In another study, researchers employed both experimental and computational methods to investigate the interaction between a binuclear Bi(III) complex and bovine liver catalase (BLC). MD simulations revealed that the Bi complex binds to BLC with significant affinity, exhibiting binding energies ranging from approximately −40.6 to −34.7 kJ/mol across nine poses. The most favorable binding conformation demonstrated an affinity of −40.6 kJ/mol. These interactions were primarily stabilized through hydrogen bonds with residues such as ALA122, THR124, and ARG126, as well as van der Waals interactions with residues including VAL125, ILE204, ALA249, and ALA253 (Figure 3).

Fluorescence quenching studies indicated that the Bi complex interacts with BLC via a static quenching mechanism, suggesting the formation of a stable Bi complex–BLC adduct. The complex demonstrated significant antioxidant activity (Figure 4) by enhancing the catalytic efficiency of BLC in decomposing hydrogen peroxide, increasing its activity by up to 39.2% at a concentration of 4.55 × 10⁻⁷ M (Figure 5) [47].

The study on Bioactive heteroleptic Bi(V) complexes highlights the role of experimental and computational methods in understanding the structure–activity relationships of the complexes. DFT calculations and XRD analysis revealed key structural parameters, with Bi–O bond lengths of 2.05–2.12 Å and Bi–N bond lengths of 2.28–2.35 Å, indicating strong coordination and stability. The HOMO-LUMO gap, calculated at 3.1–3.8 eV, demonstrated moderate reactivity suitable for biological applications. MD showed binding energies of −6.7 to −8.1 kcal/mol, indicating strong interactions like hydrogen bonding and π-π stacking. This study exemplifies how computational approaches complement experimental methods in optimizing Bi complexes for enhanced biological activity [48].

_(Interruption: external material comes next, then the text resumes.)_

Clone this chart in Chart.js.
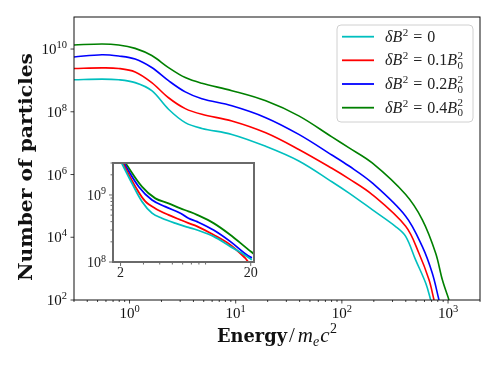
<!DOCTYPE html>
<html><head><meta charset="utf-8">
<script src="https://cdn.jsdelivr.net/npm/chart.js@4.4.0/dist/chart.umd.min.js"></script>
<style>
html,body{margin:0;padding:0;background:#fff;}
#wrap{position:relative;width:498px;height:366px;overflow:hidden;}
#main{position:absolute;left:0;top:0;width:498px;height:366px;}
#inset{position:absolute;left:80px;top:150px;width:185px;height:132px;}
</style></head><body>
<div id="wrap">
<canvas id="main" width="498" height="366"></canvas>
<canvas id="inset" width="185" height="132"></canvas>
</div>
<script>
// ---------- main panel data ----------
const seriesLabels = ['δB² = 0', 'δB² = 0.1B₀²', 'δB² = 0.2B₀²', 'δB² = 0.4B₀²'];
const seriesColors = ['#00bfbf', '#ff0000', '#0000ff', '#008000'];

const energyCommon = [0.3, 0.55, 0.79, 1.13, 1.62, 2.33, 3.35, 4.8, 9.2, 19.2, 39.3, 80.5, 116, 193];

const cyanE = energyCommon.concat([321, 399, 495, 617, 687]);
const cyanN = [1.05e9, 1.10e9, 1.05e9, 8.5e8, 4.7e8, 1.2e8, 4.5e7, 2.95e7, 1.9e7, 7.9e6, 2.7e6, 5.9e5, 2.6e5, 7.6e4,
               2.2e4, 1.07e4, 1.9e3, 340, 100];

const redE = energyCommon.concat([399, 532, 662, 738]);
const redN = [2.4e9, 2.5e9, 2.4e9, 1.86e9, 8.5e8, 2.8e8, 1.26e8, 8.3e7, 5.1e7, 2.14e7, 6.3e6, 1.58e6, 7.4e5, 2.3e5,
              2.24e4, 3.1e3, 440, 100];

const blueE = energyCommon.concat([399, 573, 711, 822]);
const blueN = [5.6e9, 6.6e9, 6.0e9, 4.8e9, 2.57e9, 9.8e8, 4.3e8, 2.6e8, 1.55e8, 6.5e7, 1.9e7, 4.2e6, 1.9e6, 5.4e5,
               4.7e4, 5.0e3, 710, 100];

const greenE = energyCommon.concat([399, 573, 765, 884, 1021]);
const greenN = [1.35e10, 1.45e10, 1.35e10, 1.05e10, 6.2e9, 2.57e9, 1.23e9, 8.1e8, 4.7e8, 2.24e8, 7.4e7, 1.58e7, 7.2e6, 2.34e6,
                2.3e5, 3.6e4, 3.1e3, 440, 100];

const xMajorTicks = [1, 10, 100, 1000];
const xMajorLabels = ['0', '1', '2', '3'];
const xMinorTicks = [0.3,0.4,0.5,0.6,0.7,0.8,0.9, 2,3,4,5,6,7,8,9, 20,30,40,50,60,70,80,90, 200,300,400,500,600,700,800,900, 2000];
const yMajorTicks = [1e2, 1e4, 1e6, 1e8, 1e10];
const yMajorLabels = ['2', '4', '6', '8', '10'];

// ---------- inset data ----------
const cyanInsetE = [2.04, 2.45, 2.92, 3.49, 4.16, 5.25, 6.65, 7.75, 10.36, 13.9, 18.6, 20.4];
const cyanInsetN = [3.0e9, 1.49e9, 8.0e8, 5.35e8, 4.5e8, 3.8e8, 3.28e8, 3.0e8, 2.41e8, 1.71e8, 1.22e8, 1.08e8];
const redInsetE = [2.08, 2.60, 3.10, 3.70, 4.67, 5.77, 6.65, 7.75, 10.36, 13.9, 18.1, 19.1];
const redInsetN = [3.0e9, 1.33e9, 8.0e8, 6.3e8, 5.05e8, 4.25e8, 3.8e8, 3.4e8, 2.55e8, 1.81e8, 1.15e8, 1.0e8];
const blueInsetE = [2.12, 2.76, 3.49, 4.41, 5.77, 6.65, 7.75, 10.36, 13.9, 18.6, 20.4];
const blueInsetN = [3.0e9, 1.33e9, 8.4e8, 6.7e8, 5.35e8, 4.5e8, 4.0e8, 3.0e8, 2.03e8, 1.28e8, 1.15e8];
const greenInsetE = [2.18, 2.92, 3.70, 4.67, 5.77, 6.65, 7.75, 10.36, 13.9, 18.6, 21.2];
const greenInsetN = [3.0e9, 1.33e9, 8.9e8, 7.5e8, 6.3e8, 5.7e8, 5.05e8, 3.8e8, 2.55e8, 1.61e8, 1.32e8];

const insetXMajor = [2, 20];
const insetXLabels = ['2', '20'];
const insetXMinor = [3,4,5,6,7,8,9];
const insetYMajor = [1e8, 1e9];
const insetYLabels = ['8', '9'];
const insetYMinor = [2e8,3e8,4e8,5e8,6e8,7e8,8e8,9e8,2e9,3e9];

// ---------- helpers ----------
const SERIF = "'Liberation Serif', 'DejaVu Serif', serif";
const BOLD = "'DejaVu Serif', serif";
const pts = (xs, ys) => xs.map((v, i) => ({x: v, y: ys[i]}));

function makeSets(list, bw) {
  return list.map((s, i) => ({
    label: seriesLabels[i], data: pts(s[0], s[1]), showLine: true,
    borderColor: seriesColors[i], backgroundColor: seriesColors[i], borderWidth: bw,
    pointRadius: 0, fill: false, tension: 0.35
  }));
}

function drawSci(ctx, exp, px, baseline, align, size, expSize, rise) {
  ctx.font = size + 'px ' + SERIF;
  const wb = ctx.measureText('10').width;
  ctx.font = expSize + 'px ' + SERIF;
  const we = ctx.measureText(exp).width;
  const total = wb + we;
  const start = align === 'center' ? px - total / 2 : px - total;
  ctx.textAlign = 'left'; ctx.textBaseline = 'alphabetic';
  ctx.font = size + 'px ' + SERIF;
  ctx.fillText('10', start, baseline);
  ctx.font = expSize + 'px ' + SERIF;
  ctx.fillText(exp, start + wb, baseline - rise);
}

function put(ctx, s, x, y, font) {
  ctx.font = font; ctx.fillText(s, x, y); return ctx.measureText(s).width;
}

// ---------- main decorations ----------
const mainDecor = {
  id: 'mainDecor',
  afterDraw(chart) {
    const {ctx, chartArea: a, scales: {x, y}} = chart;
    ctx.save();
    ctx.fillStyle = '#111'; ctx.strokeStyle = '#111';
    ctx.lineWidth = 1;
    ctx.strokeRect(a.left, a.top, a.right - a.left, a.bottom - a.top);
    // ticks
    ctx.beginPath();
    xMajorTicks.forEach(v => { const p = x.getPixelForValue(v); ctx.moveTo(p, a.bottom); ctx.lineTo(p, a.bottom + 3.5); });
    xMinorTicks.forEach(v => { const p = x.getPixelForValue(v); ctx.moveTo(p, a.bottom); ctx.lineTo(p, a.bottom + 2); });
    yMajorTicks.forEach(v => { const p = y.getPixelForValue(v); ctx.moveTo(a.left, p); ctx.lineTo(a.left - 3.5, p); });
    ctx.lineWidth = 0.8; ctx.stroke();
    xMajorTicks.forEach((v, i) => drawSci(ctx, xMajorLabels[i], x.getPixelForValue(v), a.bottom + 18, 'center', 15, 10.5, 6));
    yMajorTicks.forEach((v, i) => drawSci(ctx, yMajorLabels[i], a.left - 7, y.getPixelForValue(v) + 5, 'right', 15, 10.5, 6));
    // y title
    ctx.save();
    ctx.translate(27, 167); ctx.rotate(-Math.PI / 2);
    ctx.textAlign = 'center'; ctx.textBaseline = 'middle';
    ctx.font = 'bold 18px ' + BOLD;
    const yw = ctx.measureText('Number of particles').width;
    ctx.scale(228 / yw, 1);
    ctx.fillText('Number of particles', 0, 0);
    ctx.restore();
    // x title: Energy/m_e c^2
    ctx.textAlign = 'left'; ctx.textBaseline = 'alphabetic';
    const bl = 342;
    ctx.font = 'bold 18px ' + BOLD;
    const ew = ctx.measureText('Energy').width;
    ctx.save(); ctx.translate(217, bl); ctx.scale(70 / ew, 1); ctx.fillText('Energy', 0, 0); ctx.restore();
    let cx = 289;
    cx += put(ctx, '/', cx, bl, '21px ' + SERIF) + 3;
    cx += put(ctx, 'm', cx, bl, 'italic 21px ' + SERIF);
    cx += put(ctx, 'e', cx, bl + 4, 'italic 14px ' + SERIF) + 1;
    cx += put(ctx, 'c', cx, bl, 'italic 21px ' + SERIF);
    put(ctx, '2', cx + 0.5, bl - 9, '14px ' + SERIF);
    // legend
    const lx = 337, ly = 25, lw = 136, lh = 97, r = 4;
    ctx.beginPath();
    ctx.moveTo(lx + r, ly); ctx.lineTo(lx + lw - r, ly); ctx.quadraticCurveTo(lx + lw, ly, lx + lw, ly + r);
    ctx.lineTo(lx + lw, ly + lh - r); ctx.quadraticCurveTo(lx + lw, ly + lh, lx + lw - r, ly + lh);
    ctx.lineTo(lx + r, ly + lh); ctx.quadraticCurveTo(lx, ly + lh, lx, ly + lh - r);
    ctx.lineTo(lx, ly + r); ctx.quadraticCurveTo(lx, ly, lx + r, ly); ctx.closePath();
    ctx.fillStyle = 'rgba(255,255,255,0.85)'; ctx.fill();
    ctx.strokeStyle = '#d0d0d0'; ctx.lineWidth = 1; ctx.stroke();
    const rows = [36.7, 60.3, 84, 107.7];
    const coef = ['0', '0.1', '0.2', '0.4'];
    rows.forEach((yc, i) => {
      ctx.strokeStyle = seriesColors[i]; ctx.lineWidth = 1.8;
      ctx.beginPath(); ctx.moveTo(342, yc); ctx.lineTo(374, yc); ctx.stroke();
      ctx.fillStyle = '#222';
      const b = yc + 5;
      let tx = 385;
      tx += put(ctx, 'δB', tx, b, 'italic 16px ' + SERIF);
      tx += put(ctx, '2', tx + 0.5, b - 6, '11px ' + SERIF) + 0.5;
      tx += 5;
      tx += put(ctx, '=', tx, b, '16px ' + SERIF);
      tx += 5;
      tx += put(ctx, coef[i], tx, b, '16px ' + SERIF);
      if (i > 0) {
        tx += put(ctx, 'B', tx, b, 'italic 16px ' + SERIF);
        put(ctx, '2', tx + 0.5, b - 6.5, '11px ' + SERIF);
        put(ctx, '0', tx + 0.5, b + 3.5, '11px ' + SERIF);
      }
    });
    ctx.restore();
  }
};

new Chart(document.getElementById('main'), {
  type: 'scatter',
  data: {datasets: makeSets([[cyanE, cyanN], [redE, redN], [blueE, blueN], [greenE, greenN]], 1.6)},
  options: {
    responsive: false, animation: false, devicePixelRatio: 1,
    layout: {padding: {left: 0, right: 18, top: 17, bottom: 0}},
    plugins: {legend: {display: false}, tooltip: {enabled: false}},
    scales: {
      x: {type: 'logarithmic', min: 0.3, max: 2000, ticks: {display: false}, grid: {display: false}, border: {display: false},
          afterFit(s) { s.height = 66; }},
      y: {type: 'logarithmic', min: 1e2, max: 1.05e11, ticks: {display: false}, grid: {display: false}, border: {display: false},
          afterFit(s) { s.width = 74; }}
    }
  },
  plugins: [mainDecor]
});

// ---------- inset ----------
const insetDecor = {
  id: 'insetDecor',
  beforeDatasetsDraw(chart) {
    const {ctx, chartArea: a} = chart;
    ctx.save(); ctx.fillStyle = '#fff'; ctx.fillRect(a.left, a.top, a.right - a.left, a.bottom - a.top); ctx.restore();
  },
  afterDraw(chart) {
    const {ctx, chartArea: a, scales: {x, y}} = chart;
    ctx.save();
    ctx.strokeStyle = '#6a6a6a'; ctx.lineWidth = 2;
    ctx.strokeRect(a.left, a.top, a.right - a.left, a.bottom - a.top);
    ctx.beginPath();
    insetXMajor.forEach(v => { const p = x.getPixelForValue(v); ctx.moveTo(p, a.bottom); ctx.lineTo(p, a.bottom + 4); });
    insetXMinor.forEach(v => { const p = x.getPixelForValue(v); ctx.moveTo(p, a.bottom); ctx.lineTo(p, a.bottom + 2.5); });
    insetYMajor.forEach(v => { const p = y.getPixelForValue(v); ctx.moveTo(a.left, p); ctx.lineTo(a.left - 4, p); });
    insetYMinor.forEach(v => { const p = y.getPixelForValue(v); ctx.moveTo(a.left, p); ctx.lineTo(a.left - 2.5, p); });
    ctx.lineWidth = 1; ctx.stroke();
    ctx.fillStyle = '#222';
    ctx.textAlign = 'center'; ctx.textBaseline = 'alphabetic';
    ctx.font = '14px ' + SERIF;
    insetXMajor.forEach((v, i) => ctx.fillText(insetXLabels[i], x.getPixelForValue(v), a.bottom + 15));
    insetYMajor.forEach((v, i) => drawSci(ctx, insetYLabels[i], a.left - 7, y.getPixelForValue(v) + 5, 'right', 14, 10, 5.5));
    ctx.restore();
  }
};

new Chart(document.getElementById('inset'), {
  type: 'scatter',
  data: {datasets: makeSets([[cyanInsetE, cyanInsetN], [redInsetE, redInsetN], [blueInsetE, blueInsetN], [greenInsetE, greenInsetN]], 1.8)},
  options: {
    responsive: false, animation: false, devicePixelRatio: 1,
    layout: {padding: {left: 0, right: 11, top: 13, bottom: 0}},
    plugins: {legend: {display: false}, tooltip: {enabled: false}},
    scales: {
      x: {type: 'logarithmic', min: 1.75, max: 21.2, ticks: {display: false}, grid: {display: false}, border: {display: false},
          afterFit(s) { s.height = 20; }},
      y: {type: 'logarithmic', min: 1e8, max: 3e9, ticks: {display: false}, grid: {display: false}, border: {display: false},
          afterFit(s) { s.width = 33; }}
    }
  },
  plugins: [insetDecor]
});
</script>
</body></html>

These studies have demonstrated that ligand substitution significantly influence both the geometry and biological properties of Bi complexes. By introducing different functional groups to the ligands, the electronic environment around the Bi center can be modulated, resulting in changes in reactivity and binding efficiency. Complexes with electron-donating groups exhibited higher binding affinities (lower ΔG values), indicating that ligand modification can enhance biological efficacy [49,50].

4. Conclusions

Bi complexes have shown significant promise in medicinal chemistry due to their low toxicity, high biological safety, and broad spectrum of biological activities. Both experimental and computational studies emphasize the critical role of ligand design, geometry, and electronic properties in enhancing biological efficacy. Computational approaches such as DFT, MD, and MDS have proven invaluable in understanding and predicting the behavior of these complexes. These methods provide insights into the mechanistic pathways for biological activity, such as enzyme inhibition or DNA binding, which are often challenging to capture experimentally. The combination of experimental and computational methods has the potential to speed up the exploration of Bi complexes in the search for novel drugs.